FDUSD is backed by a reserve of short-dated US Treasury bills (roughly 85%), overnight reverse repurchase agreements collateralized by Treasuries (10 to 12%), and cash held at banks (3 to 5%), according to First Digital's attestation disclosures. The reserve is held in trust by First Digital Trust Limited in Hong Kong and segregated from the trust company's own assets.
How often is FDUSD attested?
First Digital publishes monthly reserve attestations through the audit firm Prescient Assurance. The January 2026 report, released February 19, 2026, listed $456.1 million in tokens outstanding against $457.9 million in net reserve assets. These are point-in-time attestations rather than full financial audits, which is the prevailing model for major fiat-backed stablecoins.
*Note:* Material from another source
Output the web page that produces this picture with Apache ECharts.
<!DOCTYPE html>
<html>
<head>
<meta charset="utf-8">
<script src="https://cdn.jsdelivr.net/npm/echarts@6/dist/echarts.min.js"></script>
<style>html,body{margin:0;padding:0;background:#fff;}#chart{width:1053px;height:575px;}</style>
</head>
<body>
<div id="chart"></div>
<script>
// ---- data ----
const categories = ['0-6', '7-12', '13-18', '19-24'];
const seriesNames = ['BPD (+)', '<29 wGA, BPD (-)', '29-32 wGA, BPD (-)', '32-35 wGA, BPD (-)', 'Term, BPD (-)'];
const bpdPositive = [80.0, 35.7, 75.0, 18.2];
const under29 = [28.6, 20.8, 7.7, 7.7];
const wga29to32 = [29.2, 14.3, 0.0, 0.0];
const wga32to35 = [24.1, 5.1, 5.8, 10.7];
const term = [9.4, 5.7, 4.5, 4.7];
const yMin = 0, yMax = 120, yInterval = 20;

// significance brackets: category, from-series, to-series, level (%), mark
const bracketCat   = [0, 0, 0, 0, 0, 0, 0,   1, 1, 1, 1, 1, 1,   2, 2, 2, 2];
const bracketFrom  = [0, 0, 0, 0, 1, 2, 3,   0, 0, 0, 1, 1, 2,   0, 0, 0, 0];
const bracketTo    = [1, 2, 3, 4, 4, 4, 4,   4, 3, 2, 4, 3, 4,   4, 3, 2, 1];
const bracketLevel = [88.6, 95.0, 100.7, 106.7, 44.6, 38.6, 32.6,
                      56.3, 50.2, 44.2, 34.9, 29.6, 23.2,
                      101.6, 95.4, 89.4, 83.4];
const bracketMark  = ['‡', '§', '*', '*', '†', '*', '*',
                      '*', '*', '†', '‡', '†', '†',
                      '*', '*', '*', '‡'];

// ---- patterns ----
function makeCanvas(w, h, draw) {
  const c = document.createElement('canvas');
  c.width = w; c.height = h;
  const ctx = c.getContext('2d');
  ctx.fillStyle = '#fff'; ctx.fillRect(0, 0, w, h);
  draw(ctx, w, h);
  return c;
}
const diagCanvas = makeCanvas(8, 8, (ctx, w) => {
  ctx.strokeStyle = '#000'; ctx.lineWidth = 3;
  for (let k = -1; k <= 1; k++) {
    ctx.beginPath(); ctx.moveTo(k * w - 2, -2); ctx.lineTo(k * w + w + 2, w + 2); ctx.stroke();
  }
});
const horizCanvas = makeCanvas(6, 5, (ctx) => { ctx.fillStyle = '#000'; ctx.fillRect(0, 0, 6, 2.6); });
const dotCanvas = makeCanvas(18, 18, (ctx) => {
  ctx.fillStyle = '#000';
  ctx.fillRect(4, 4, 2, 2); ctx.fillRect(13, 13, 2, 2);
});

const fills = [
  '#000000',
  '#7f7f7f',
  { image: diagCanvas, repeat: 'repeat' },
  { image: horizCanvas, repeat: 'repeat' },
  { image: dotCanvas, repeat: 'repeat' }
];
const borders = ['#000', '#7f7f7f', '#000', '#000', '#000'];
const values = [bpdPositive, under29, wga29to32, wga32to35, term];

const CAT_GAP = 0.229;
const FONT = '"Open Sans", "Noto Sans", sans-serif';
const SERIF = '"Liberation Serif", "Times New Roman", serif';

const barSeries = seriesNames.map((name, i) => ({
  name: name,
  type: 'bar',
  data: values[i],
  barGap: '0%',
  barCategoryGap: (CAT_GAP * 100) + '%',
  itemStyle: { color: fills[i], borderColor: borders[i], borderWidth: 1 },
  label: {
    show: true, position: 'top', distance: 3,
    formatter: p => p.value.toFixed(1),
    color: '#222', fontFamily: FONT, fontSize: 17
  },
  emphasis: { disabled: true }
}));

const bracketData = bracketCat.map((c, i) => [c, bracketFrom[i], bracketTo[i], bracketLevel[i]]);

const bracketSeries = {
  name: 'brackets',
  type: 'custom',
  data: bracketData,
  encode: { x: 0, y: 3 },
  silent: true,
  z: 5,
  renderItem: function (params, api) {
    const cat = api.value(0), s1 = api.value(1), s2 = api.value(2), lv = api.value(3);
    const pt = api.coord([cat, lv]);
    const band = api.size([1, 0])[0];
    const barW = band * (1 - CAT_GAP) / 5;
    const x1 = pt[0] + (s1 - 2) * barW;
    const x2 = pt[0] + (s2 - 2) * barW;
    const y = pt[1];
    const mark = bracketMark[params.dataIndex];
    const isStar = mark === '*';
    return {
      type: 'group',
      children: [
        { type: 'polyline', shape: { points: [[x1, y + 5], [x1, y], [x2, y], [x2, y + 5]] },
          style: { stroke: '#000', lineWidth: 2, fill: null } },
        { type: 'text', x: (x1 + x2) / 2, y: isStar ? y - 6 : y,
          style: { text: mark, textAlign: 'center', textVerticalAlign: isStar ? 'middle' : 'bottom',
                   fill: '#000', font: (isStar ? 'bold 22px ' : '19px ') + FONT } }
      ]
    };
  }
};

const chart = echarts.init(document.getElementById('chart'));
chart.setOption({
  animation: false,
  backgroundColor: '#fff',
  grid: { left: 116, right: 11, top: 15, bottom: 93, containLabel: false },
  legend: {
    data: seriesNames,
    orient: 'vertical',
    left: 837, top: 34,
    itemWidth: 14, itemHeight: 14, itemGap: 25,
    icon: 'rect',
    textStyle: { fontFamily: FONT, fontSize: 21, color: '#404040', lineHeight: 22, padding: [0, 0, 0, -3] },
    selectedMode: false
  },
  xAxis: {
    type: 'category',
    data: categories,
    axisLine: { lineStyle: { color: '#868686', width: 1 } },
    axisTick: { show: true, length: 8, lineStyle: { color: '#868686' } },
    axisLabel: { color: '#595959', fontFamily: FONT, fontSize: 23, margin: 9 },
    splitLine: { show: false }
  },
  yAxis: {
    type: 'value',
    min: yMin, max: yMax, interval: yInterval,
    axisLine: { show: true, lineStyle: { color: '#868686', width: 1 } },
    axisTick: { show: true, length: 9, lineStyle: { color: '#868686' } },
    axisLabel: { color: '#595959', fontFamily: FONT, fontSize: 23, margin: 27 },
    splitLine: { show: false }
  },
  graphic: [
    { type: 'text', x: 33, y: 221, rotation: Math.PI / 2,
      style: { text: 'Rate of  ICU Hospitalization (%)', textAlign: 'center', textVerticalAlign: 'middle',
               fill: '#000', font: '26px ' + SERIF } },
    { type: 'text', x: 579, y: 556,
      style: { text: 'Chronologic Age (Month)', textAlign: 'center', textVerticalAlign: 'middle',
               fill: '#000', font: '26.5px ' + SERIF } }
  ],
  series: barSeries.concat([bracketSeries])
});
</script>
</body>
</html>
Who custodies FDUSD reserves?
The reserves are held by First Digital Trust Limited, a Hong Kong trust company registered under the Trustee Ordinance (Chapter 29) and licensed under the Anti-Money Laundering and Counter-Terrorist Financing Ordinance. The reserve assets are held in trust and segregated from the company's own corporate assets.
What happened to FDUSD in April 2025?
FDUSD briefly fell to about $0.87 on April 2, 2025, after Tron founder Justin Sun publicly claimed First Digital was insolvent. First Digital denied the claim and pointed to an attestation showing roughly $2.05 billion in reserves exceeding circulating supply. The underlying dispute related to TrueUSD reserves rather than FDUSD's own backing, and the price recovered toward $1.00.
Sources and methodology
Reserve composition, attestation totals, and custody structure are drawn from First Digital's published reserve reports and the First Digital transparency page. The January 2026 figures are from the report dated February 19, 2026. The April 2025 depeg account is reconstructed from contemporaneous reporting by Cointelegraph and the Prescient Assurance attestation referenced by Binance. Comparative reserve and regulatory context comes from Circle, Tether, and the Hong Kong Stablecoins Ordinance summary from Davis Polk. This article describes reserve structure and risk factually and does not assess the token's suitability for any purpose.